◆ Available records ◆
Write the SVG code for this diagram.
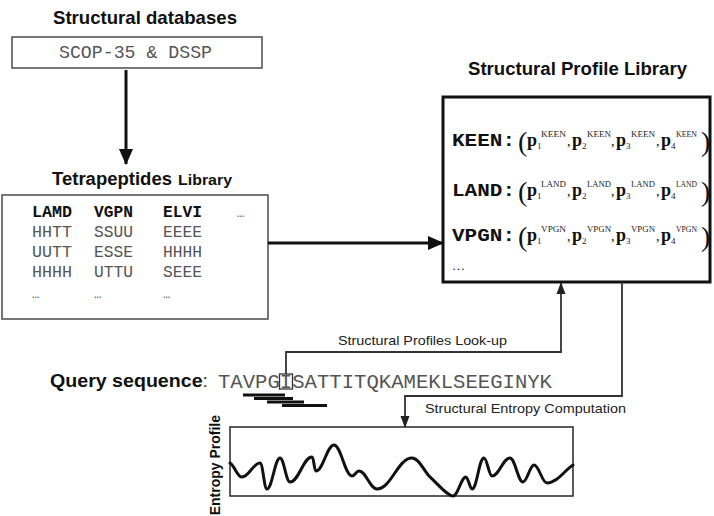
* * *
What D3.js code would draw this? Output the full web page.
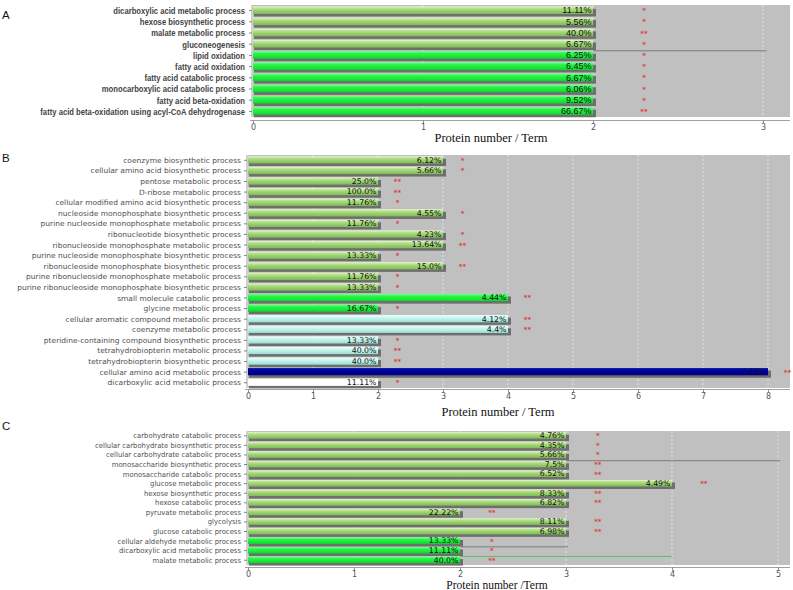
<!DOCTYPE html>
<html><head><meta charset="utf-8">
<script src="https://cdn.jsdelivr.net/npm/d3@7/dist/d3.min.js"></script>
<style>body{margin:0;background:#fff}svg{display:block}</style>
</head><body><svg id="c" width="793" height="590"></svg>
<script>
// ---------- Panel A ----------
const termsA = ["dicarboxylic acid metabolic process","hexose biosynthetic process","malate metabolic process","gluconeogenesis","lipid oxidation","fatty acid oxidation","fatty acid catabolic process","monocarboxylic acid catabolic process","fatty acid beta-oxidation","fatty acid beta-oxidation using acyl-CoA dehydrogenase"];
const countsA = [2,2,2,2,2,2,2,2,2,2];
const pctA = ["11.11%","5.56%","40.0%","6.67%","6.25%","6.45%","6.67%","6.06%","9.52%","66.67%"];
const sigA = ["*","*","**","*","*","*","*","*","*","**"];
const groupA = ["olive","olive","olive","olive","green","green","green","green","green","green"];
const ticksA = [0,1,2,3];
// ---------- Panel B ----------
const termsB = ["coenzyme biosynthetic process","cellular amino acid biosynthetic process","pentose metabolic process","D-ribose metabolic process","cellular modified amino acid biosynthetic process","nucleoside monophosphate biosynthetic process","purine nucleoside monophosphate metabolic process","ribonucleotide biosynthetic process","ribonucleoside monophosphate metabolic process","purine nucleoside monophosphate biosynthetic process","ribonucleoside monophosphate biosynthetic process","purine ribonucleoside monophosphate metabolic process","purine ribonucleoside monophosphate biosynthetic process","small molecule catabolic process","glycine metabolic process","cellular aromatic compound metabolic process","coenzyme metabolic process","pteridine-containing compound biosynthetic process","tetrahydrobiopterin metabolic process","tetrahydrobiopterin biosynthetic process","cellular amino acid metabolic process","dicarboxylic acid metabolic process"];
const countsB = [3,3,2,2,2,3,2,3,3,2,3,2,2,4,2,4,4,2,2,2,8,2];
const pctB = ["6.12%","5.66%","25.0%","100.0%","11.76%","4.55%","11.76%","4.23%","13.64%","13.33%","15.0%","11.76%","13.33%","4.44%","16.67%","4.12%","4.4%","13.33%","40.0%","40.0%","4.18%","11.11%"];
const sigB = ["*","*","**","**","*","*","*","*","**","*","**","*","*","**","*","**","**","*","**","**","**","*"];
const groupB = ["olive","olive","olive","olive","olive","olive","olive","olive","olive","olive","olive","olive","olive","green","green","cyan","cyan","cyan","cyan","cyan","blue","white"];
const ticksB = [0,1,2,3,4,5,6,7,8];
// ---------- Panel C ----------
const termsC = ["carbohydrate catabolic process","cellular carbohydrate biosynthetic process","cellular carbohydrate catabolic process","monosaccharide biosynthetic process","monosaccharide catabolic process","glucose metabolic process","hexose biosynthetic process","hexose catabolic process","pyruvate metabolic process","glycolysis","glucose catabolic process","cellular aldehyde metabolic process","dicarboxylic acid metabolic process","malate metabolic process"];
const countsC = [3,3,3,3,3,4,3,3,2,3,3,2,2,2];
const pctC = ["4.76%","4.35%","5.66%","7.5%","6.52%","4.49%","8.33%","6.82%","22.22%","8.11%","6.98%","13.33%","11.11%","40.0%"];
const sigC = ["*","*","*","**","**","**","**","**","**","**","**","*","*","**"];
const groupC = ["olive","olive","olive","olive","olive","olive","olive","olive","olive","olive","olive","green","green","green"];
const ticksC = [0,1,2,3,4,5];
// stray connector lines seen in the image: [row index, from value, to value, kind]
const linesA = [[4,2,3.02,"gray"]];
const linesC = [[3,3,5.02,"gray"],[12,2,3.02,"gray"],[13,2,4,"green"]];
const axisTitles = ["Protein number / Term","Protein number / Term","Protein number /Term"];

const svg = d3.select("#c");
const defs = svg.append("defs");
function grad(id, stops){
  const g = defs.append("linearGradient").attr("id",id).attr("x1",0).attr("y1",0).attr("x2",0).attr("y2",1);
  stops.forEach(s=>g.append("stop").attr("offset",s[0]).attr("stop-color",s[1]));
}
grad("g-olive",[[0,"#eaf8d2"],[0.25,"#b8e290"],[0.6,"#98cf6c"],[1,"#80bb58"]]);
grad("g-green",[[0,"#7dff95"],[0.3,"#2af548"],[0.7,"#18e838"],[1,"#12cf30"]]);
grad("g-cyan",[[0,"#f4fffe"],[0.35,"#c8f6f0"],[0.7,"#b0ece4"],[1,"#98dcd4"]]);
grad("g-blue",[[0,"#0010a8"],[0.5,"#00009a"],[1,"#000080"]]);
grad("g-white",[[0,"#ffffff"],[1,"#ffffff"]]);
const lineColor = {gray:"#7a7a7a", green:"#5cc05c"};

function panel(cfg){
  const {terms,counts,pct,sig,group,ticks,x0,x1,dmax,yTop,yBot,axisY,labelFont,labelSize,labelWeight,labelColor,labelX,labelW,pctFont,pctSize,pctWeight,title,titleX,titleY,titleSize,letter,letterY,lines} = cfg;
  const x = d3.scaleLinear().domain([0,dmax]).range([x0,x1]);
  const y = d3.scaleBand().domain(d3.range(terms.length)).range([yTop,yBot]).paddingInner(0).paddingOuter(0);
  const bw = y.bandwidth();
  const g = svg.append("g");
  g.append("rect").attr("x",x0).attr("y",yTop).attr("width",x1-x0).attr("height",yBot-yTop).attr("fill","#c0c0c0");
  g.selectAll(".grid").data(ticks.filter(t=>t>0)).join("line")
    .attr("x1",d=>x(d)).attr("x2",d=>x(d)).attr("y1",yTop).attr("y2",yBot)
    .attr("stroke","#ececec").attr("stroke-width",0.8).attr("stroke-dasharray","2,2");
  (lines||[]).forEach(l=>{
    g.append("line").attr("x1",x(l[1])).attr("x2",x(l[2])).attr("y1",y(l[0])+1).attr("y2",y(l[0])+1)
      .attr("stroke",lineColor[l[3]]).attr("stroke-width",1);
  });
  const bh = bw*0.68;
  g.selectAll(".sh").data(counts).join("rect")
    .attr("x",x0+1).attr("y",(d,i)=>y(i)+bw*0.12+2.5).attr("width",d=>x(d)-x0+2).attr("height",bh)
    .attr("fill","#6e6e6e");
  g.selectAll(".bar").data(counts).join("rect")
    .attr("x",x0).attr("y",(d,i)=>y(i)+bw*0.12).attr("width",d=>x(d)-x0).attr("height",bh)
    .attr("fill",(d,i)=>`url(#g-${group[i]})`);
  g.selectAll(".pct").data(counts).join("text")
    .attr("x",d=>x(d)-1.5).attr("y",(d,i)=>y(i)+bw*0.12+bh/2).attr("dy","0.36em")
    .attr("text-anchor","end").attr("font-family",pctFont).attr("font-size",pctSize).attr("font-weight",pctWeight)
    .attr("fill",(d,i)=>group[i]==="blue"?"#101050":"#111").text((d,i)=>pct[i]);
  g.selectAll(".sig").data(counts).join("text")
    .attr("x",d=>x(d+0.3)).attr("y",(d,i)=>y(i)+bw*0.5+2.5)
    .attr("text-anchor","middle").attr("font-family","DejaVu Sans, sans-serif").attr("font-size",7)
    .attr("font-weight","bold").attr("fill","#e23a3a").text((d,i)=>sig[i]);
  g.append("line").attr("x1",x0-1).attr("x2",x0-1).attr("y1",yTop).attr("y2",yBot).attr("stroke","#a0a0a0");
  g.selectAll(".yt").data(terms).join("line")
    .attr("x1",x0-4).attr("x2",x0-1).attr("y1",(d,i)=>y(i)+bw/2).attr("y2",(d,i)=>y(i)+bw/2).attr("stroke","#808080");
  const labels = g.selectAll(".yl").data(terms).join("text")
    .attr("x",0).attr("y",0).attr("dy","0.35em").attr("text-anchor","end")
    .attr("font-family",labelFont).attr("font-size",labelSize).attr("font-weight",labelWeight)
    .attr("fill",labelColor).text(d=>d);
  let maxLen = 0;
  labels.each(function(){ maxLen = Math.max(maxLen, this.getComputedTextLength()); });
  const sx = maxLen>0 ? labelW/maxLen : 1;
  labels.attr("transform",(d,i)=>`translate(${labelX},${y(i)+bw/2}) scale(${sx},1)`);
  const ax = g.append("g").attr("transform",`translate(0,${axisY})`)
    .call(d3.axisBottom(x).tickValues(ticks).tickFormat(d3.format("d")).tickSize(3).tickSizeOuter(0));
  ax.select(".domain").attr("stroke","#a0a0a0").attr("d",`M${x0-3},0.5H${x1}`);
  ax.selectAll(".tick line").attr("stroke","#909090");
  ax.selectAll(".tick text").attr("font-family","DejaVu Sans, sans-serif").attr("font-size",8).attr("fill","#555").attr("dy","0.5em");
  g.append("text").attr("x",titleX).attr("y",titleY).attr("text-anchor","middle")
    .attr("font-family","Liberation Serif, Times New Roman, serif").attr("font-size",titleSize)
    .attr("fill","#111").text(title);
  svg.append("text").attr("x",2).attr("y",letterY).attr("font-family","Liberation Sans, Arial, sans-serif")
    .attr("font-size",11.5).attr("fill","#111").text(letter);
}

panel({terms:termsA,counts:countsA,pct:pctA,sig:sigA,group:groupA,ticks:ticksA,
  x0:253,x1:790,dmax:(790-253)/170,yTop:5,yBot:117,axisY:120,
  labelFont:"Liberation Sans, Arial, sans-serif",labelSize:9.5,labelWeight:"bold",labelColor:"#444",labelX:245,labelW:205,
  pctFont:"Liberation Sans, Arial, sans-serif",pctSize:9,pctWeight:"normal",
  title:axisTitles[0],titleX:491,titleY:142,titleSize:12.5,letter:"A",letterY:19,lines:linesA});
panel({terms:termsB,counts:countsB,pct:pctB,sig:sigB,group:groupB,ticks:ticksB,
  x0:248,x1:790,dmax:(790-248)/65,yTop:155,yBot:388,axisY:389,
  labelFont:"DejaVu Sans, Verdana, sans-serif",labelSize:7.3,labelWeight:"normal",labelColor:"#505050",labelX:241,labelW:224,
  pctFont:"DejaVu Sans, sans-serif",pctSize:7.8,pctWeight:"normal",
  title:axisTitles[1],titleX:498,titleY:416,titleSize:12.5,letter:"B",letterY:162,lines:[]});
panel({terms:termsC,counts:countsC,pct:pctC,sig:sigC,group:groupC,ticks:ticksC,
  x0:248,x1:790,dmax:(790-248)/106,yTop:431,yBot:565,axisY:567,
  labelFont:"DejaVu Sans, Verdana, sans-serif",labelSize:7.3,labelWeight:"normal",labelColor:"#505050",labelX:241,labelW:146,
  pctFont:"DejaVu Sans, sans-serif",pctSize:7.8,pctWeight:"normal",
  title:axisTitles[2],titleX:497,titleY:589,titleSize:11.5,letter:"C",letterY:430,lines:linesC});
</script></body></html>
==
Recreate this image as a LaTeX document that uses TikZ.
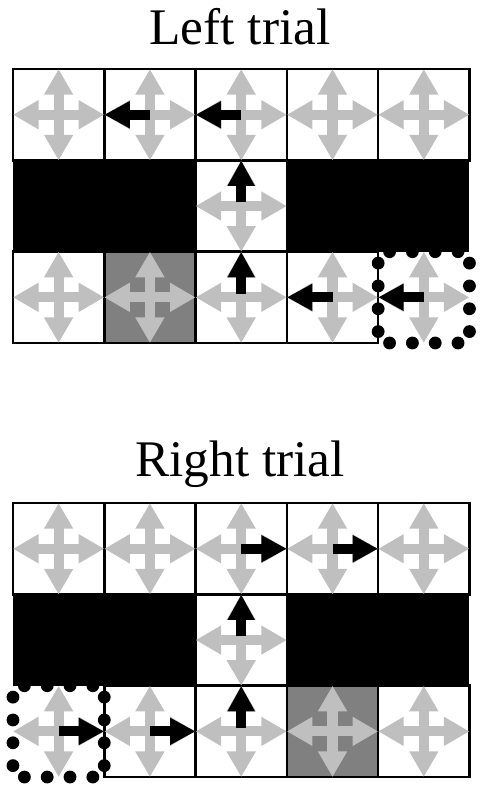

◆ Instructions to follow ◆
Find each line in the records holding the string "image" and show it.

◆ Full response ◆
// stray connector lines seen in the image: [row index, from value, to value, kind]
Recreate this image as a LaTeX document that uses TikZ.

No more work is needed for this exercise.